Why should I take this course?
“Special courts” are those courts with a limited jurisdiction – such as traffic court, misdemeanor courts, domestic violence court, or small claims court, to name a few. Special courts are also courts serving a particular population, such as tribal courts. During this course, judges will receive a solid foundation in caseflow management, judicial writing, communications skills, evidence, legal reasoning, and more. The course will help judges gain confidence in knowing that they are properly following legal and procedural requirements in their role as judge.
Who should attend?
This course is designed for special court judges who have graduated from law school, or more experienced judges without law degrees who have already completed the introductory two-week Special Court Jurisdiction course. In addition, any judge of limited jurisdiction from urban or rural areas, who serves full-time or part-time, and has been recently elected or appointed to the bench should attend.
Who are the members of the faculty?
The faculty is composed of experienced judges, professors, physicians, and consultants who have a mastery of teaching the skills needed to effectively manage a special court docket, and will provide valuable best practices information regarding limited jurisdiction adjudication.
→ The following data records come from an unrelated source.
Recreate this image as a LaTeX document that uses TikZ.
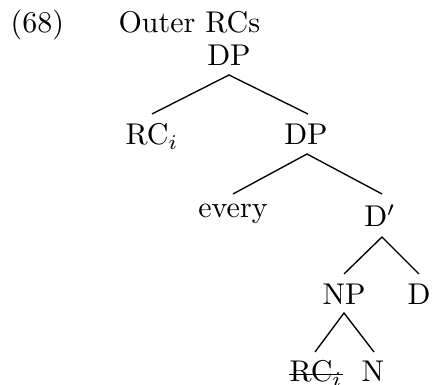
\documentclass[tikz,border=0pt]{standalone}
\begin{document}
\begin{tikzpicture}[x=0.3333pt,y=-0.3333pt,
  lab/.style={anchor=base,inner sep=0pt,font=\fontsize{10}{12}\selectfont},
  edge/.style={line width=0.45pt}]
\useasboundingbox (0,0) rectangle (432,385);
\node[lab,anchor=base west] (ex) at (10,32) {(68)};
\node[lab,anchor=base west] (title) at (118,32) {Outer RCs};
\node[lab] (dp1) at (229,65) {DP};
\node[lab] (rc1) at (152,145) {RC$_i$};
\node[lab] (dp2) at (306,145) {DP};
\node[lab] (every) at (233,218) {every};
\node[lab] (dbar) at (380,227) {D$'$};
\node[lab] (np) at (344,305) {NP};
\node[lab] (d) at (419,305) {D};
\node[lab] (rc2) at (316,382) {RC$_i$};
\node[lab] (n) at (373,382) {N};
\draw[edge] ([yshift=2.4pt]rc2.base west) -- ([yshift=2.4pt]rc2.base east);
\draw[edge] ([yshift=31pt/3]rc1.base) -- ([yshift=-10pt/3]dp1.base) -- ([xshift=2pt/3,yshift=31pt/3]dp2.base);
\draw[edge] ([yshift=24pt/3]every.base) -- ([xshift=1pt/3,yshift=-9pt/3]dp2.base) -- ([xshift=2pt/3,yshift=33pt/3]dbar.base);
\draw[edge] ([yshift=31pt/3]np.base) -- ([xshift=2pt/3,yshift=-10pt/3]dbar.base) -- ([yshift=31pt/3]d.base);
\draw[edge] ([xshift=-1pt/3,yshift=30pt/3]rc2.base) -- ([yshift=-8pt/3]np.base) -- ([xshift=1pt/3,yshift=30pt/3]n.base);
\end{tikzpicture}
\end{document}
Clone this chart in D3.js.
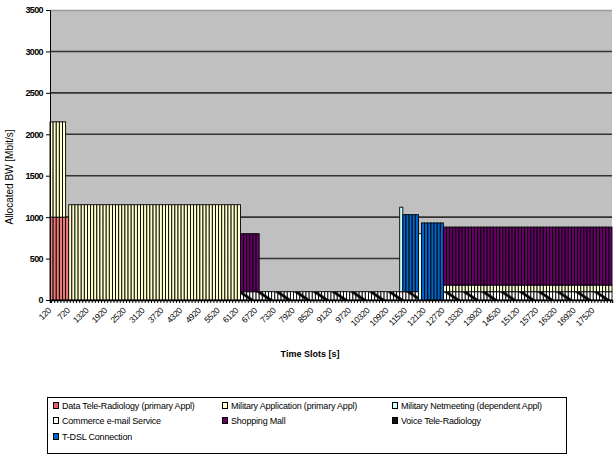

How is this course taught?
The course is an introduction to every substantive and skill area a new judge will encounter on the bench, with an emphasis on practical application. The faculty encourages you to interact, and are available outside of the classroom for informal discussion of issues and problems. The class also meets in small discussion groups daily. Trained group facilitators will assist each group in working through problem solving exercises, while examining new ideas and complex issues. These facilitators are experienced judges who are graduates of the course and are willing to guide discussion and mentor members of their group. Friendships and networking among these groups often extends years after the course.
What should I tell my presiding judge or funding agency so that my attendance will be approved?
Increasing caseloads, public criticism, community demands and legal complexities make the judge’s job more difficult than ever before. This investment in judicial education will be returned to the court and community through the judge’s increased efficiency, better decision-making skills, better understanding of the law, and more confidence on the bench.